A common structure is:
• S1 Critical: immediate operational impact (critical loads affected)
• S2 Major: significant performance reduction but partial operation remains
• S3 Minor: non-critical fault or limited impact
• S4 Advisory: optimisation or non-urgent issue
Exact definitions and targets are set per project.
SLA performance depends on:
• Safe site access and security
• Client cooperation (permits-to-work where required)
• Spare parts availability and OEM lead times
• Communication uptime (telemetry/connectivity)
• Whether the issue is within URPC scope or utility-side (grid)
URPC documents exclusions and dependencies explicitly to avoid ambiguity.
For uptime-critical sites, URPC recommends a critical spares strategy, including:
• Agreed spare parts list and minimum stock
• Lead time plan for key components
• Substitution rules aligned to OEM guidance
Spares can be client-owned and URPC-managed, or supplied under a portfolio model, depending on the contract.
URPC manages warranty administration by:
• Maintaining a warranty register
• Gathering evidence (logs, measurements, photos, incident reports)
• Coordinating claims and replacements with OEMs
Warranty outcomes depend on compliance with OEM operating conditions and maintenance records.
URPC typically provides a monthly performance pack including:
• Availability and downtime classification
• Energy yield and performance ratio (PR) trends
• Incident summary with root-cause analysis and corrective actions
• Battery SoH/SoC trends (where applicable)
• Cleaning logs and maintenance records
• Spares and warranty status
For multi-site clients, portfolio reporting can be consolidated.
Common KPIs include:
• Availability
• Response time and MTTR (mean time to repair)
• Performance ratio (PR)
• Battery SoH and cycling metrics
• Diesel displacement (where applicable)
• Preventive maintenance compliance (% completed on schedule)
Typical exclusions (defined in contract) may include:
• Utility-side outages and upstream grid faults
• Vandalism/theft/fire unless covered under insurance scope or addendum
• Client-side electrical alterations or unsafe conditions
• Damage due to unauthorised tampering or misuse
URPC makes exclusions explicit in the SLA to maintain operational clarity.
In most financed structures, yes. Lenders typically require O&M for the full financing tenor to protect availability and safeguard cashflows. The O&M agreement is therefore aligned to the repayment period.
O&M can be structured as:
• Fixed monthly/annual fee
• Availability-based service (incentives/credits)
• Energy-based service (per kWh managed)
• Portfolio O&M for multi-site clients
Pricing depends on system size, SLA level, site conditions, and monitoring scope. As a planning reference, O&M is often structured around an annual percentage of system cost, billed monthly or annually, subject to the agreed scope and SLA.

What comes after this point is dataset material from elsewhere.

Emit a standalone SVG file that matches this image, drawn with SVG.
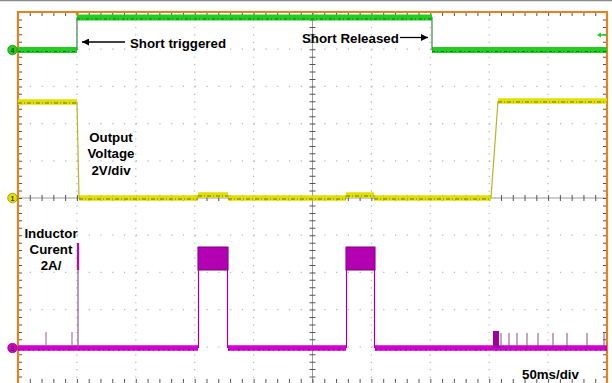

Remedies are defined contractually and may include service credits, escalation triggers, and corrective action plans, subject to exclusions and dependencies. URPC’s approach is to maintain auditable ticketing and evidence packs to support fair performance governance.
Yes. SLA adjustments are managed through a formal change control process. Changes to targets or scope may affect O&M fees, spares requirements, and operational resourcing.
URPC will confirm:
• System documentation status (as-built pack, serials, protections)
• Monitoring readiness and access permissions
• Baseline performance and warranty status
• Agreed SLA and reporting format
Then O&M mobilisation begins with a site onboarding visit and monitoring activation.
O&M scope, SLAs, and KPIs vary by system class, site conditions, and contractual model. Any service targets are subject to documented exclusions, safe site access, spare-part lead times, and compliance with agreed operating conditions. Binding obligations apply only as set out in executed agreements and schedules.